"""
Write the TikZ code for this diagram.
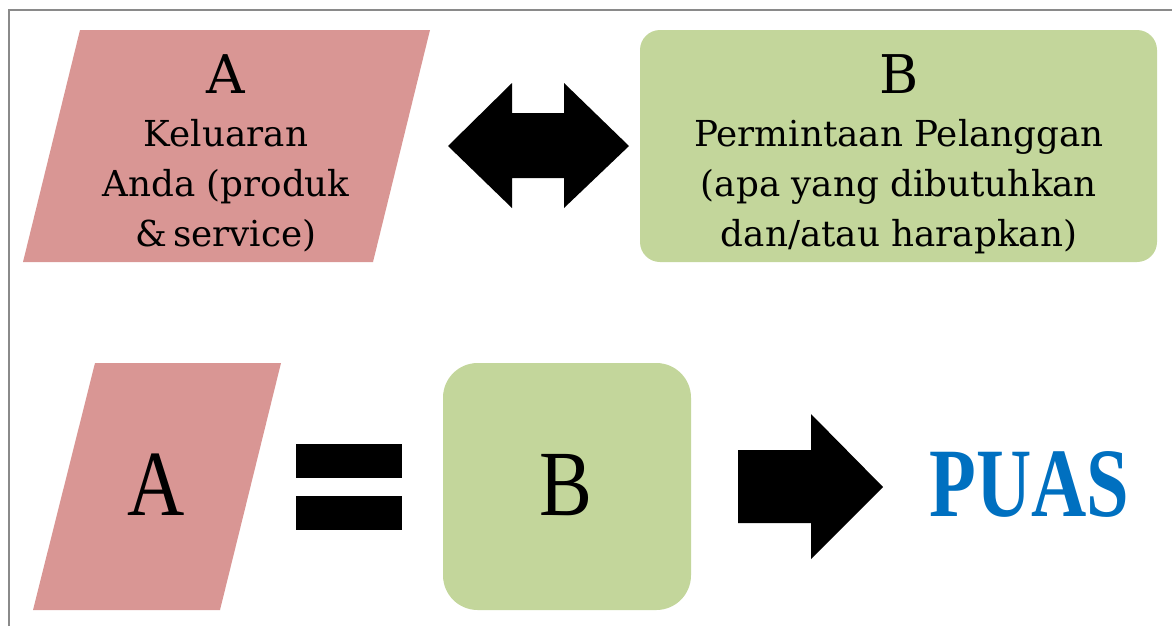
\documentclass[tikz,border=0pt]{standalone}
\usepackage{fontspec}
\setmainfont{DejaVu Serif}
\newfontfamily\narrowserif[FakeStretch=0.85]{Liberation Serif}
\newfontfamily\puasfont[FakeStretch=0.78]{Liberation Serif}
\definecolor{pinkfill}{HTML}{D99694}
\definecolor{greenfill}{HTML}{C3D69B}
\definecolor{puasblue}{HTML}{0070C0}
\definecolor{framegray}{HTML}{8A8A8A}
\tikzset{
  txt/.style={inner sep=0pt, anchor=base, text=black},
  bodytxt/.style={txt, font=\fontsize{26.8pt}{37.5pt}\selectfont},
  titletxt/.style={txt, font=\fontsize{40pt}{48pt}\selectfont},
  bigtxt/.style={txt, font=\fontsize{70pt}{80pt}\narrowserif},
  blockarrow/.style={fill=black, draw=none},
}
\begin{document}
\begin{tikzpicture}[x=0.75pt,y=-0.75pt]
\useasboundingbox (0,0) rectangle (1172,626);
% frame
\draw[framegray, line width=1.5pt] (9,626) -- (9,10) -- (1172,10);

% ---- top row ----
\fill[pinkfill] (80,30) -- (430,30) -- (373,262) -- (23,262) -- cycle;
\node[titletxt] (ta0) at (226,93) {A};
\node[bodytxt] (ta1) at (226,146) {Keluaran};
\node[bodytxt] (ta2) at (226,196) {Anda (produk};
\node[bodytxt] (ta3) at (226,246) {\&\,service)};

\fill[greenfill, rounded corners=15pt] (640,30) rectangle (1157,262);
\node[titletxt] (tb0) at (899,93) {B};
\node[bodytxt] (tb1) at (899,146) {Permintaan Pelanggan};
\node[bodytxt] (tb2) at (899,196) {(apa yang dibutuhkan};
\node[bodytxt] (tb3) at (899,246) {dan/atau harapkan)};

% double arrow
\fill[blockarrow] (448,146) -- (512,83) -- (512,113) -- (564,113) -- (564,83)
  -- (629,146) -- (564,208) -- (564,178) -- (512,178) -- (512,208) -- cycle;

% ---- bottom row ----
\fill[pinkfill] (95,363) -- (281,363) -- (220,610) -- (33,610) -- cycle;
\node[bigtxt] (ba) at (156,515) {A};

\fill[blockarrow] (296,444) rectangle (402,478);
\fill[blockarrow] (296,496) rectangle (402,530);

\fill[greenfill, rounded corners=26pt] (443,363) rectangle (691,610);
\node[bigtxt] (bb) at (566,515) {B};

\fill[blockarrow] (738,450) -- (811,450) -- (811,414) -- (883,487) -- (811,559)
  -- (811,523) -- (738,523) -- cycle;

\node[inner sep=0pt, anchor=base west, text=puasblue,
  font=\fontsize{73.6pt}{80pt}\puasfont\bfseries] (puas) at (929,516) {PUAS};
\end{tikzpicture}
\end{document}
"""
What the task asks → Omit any images, then output the listing exactly.

Response →
Write the TikZ code for this diagram.
\documentclass[tikz,border=0pt]{standalone}
\usepackage{fontspec}
\setmainfont{DejaVu Serif}
\newfontfamily\narrowserif[FakeStretch=0.85]{Liberation Serif}
\newfontfamily\puasfont[FakeStretch=0.78]{Liberation Serif}
\definecolor{pinkfill}{HTML}{D99694}
\definecolor{greenfill}{HTML}{C3D69B}
\definecolor{puasblue}{HTML}{0070C0}
\definecolor{framegray}{HTML}{8A8A8A}
\tikzset{
  txt/.style={inner sep=0pt, anchor=base, text=black},
  bodytxt/.style={txt, font=\fontsize{26.8pt}{37.5pt}\selectfont},
  titletxt/.style={txt, font=\fontsize{40pt}{48pt}\selectfont},
  bigtxt/.style={txt, font=\fontsize{70pt}{80pt}\narrowserif},
  blockarrow/.style={fill=black, draw=none},
}
\begin{document}
\begin{tikzpicture}[x=0.75pt,y=-0.75pt]
\useasboundingbox (0,0) rectangle (1172,626);
% frame
\draw[framegray, line width=1.5pt] (9,626) -- (9,10) -- (1172,10);

% ---- top row ----
\fill[pinkfill] (80,30) -- (430,30) -- (373,262) -- (23,262) -- cycle;
\node[titletxt] (ta0) at (226,93) {A};
\node[bodytxt] (ta1) at (226,146) {Keluaran};
\node[bodytxt] (ta2) at (226,196) {Anda (produk};
\node[bodytxt] (ta3) at (226,246) {\&\,service)};

\fill[greenfill, rounded corners=15pt] (640,30) rectangle (1157,262);
\node[titletxt] (tb0) at (899,93) {B};
\node[bodytxt] (tb1) at (899,146) {Permintaan Pelanggan};
\node[bodytxt] (tb2) at (899,196) {(apa yang dibutuhkan};
\node[bodytxt] (tb3) at (899,246) {dan/atau harapkan)};

% double arrow
\fill[blockarrow] (448,146) -- (512,83) -- (512,113) -- (564,113) -- (564,83)
  -- (629,146) -- (564,208) -- (564,178) -- (512,178) -- (512,208) -- cycle;

% ---- bottom row ----
\fill[pinkfill] (95,363) -- (281,363) -- (220,610) -- (33,610) -- cycle;
\node[bigtxt] (ba) at (156,515) {A};

\fill[blockarrow] (296,444) rectangle (402,478);
\fill[blockarrow] (296,496) rectangle (402,530);

\fill[greenfill, rounded corners=26pt] (443,363) rectangle (691,610);
\node[bigtxt] (bb) at (566,515) {B};

\fill[blockarrow] (738,450) -- (811,450) -- (811,414) -- (883,487) -- (811,559)
  -- (811,523) -- (738,523) -- cycle;

\node[inner sep=0pt, anchor=base west, text=puasblue,
  font=\fontsize{73.6pt}{80pt}\puasfont\bfseries] (puas) at (929,516) {PUAS};
\end{tikzpicture}
\end{document}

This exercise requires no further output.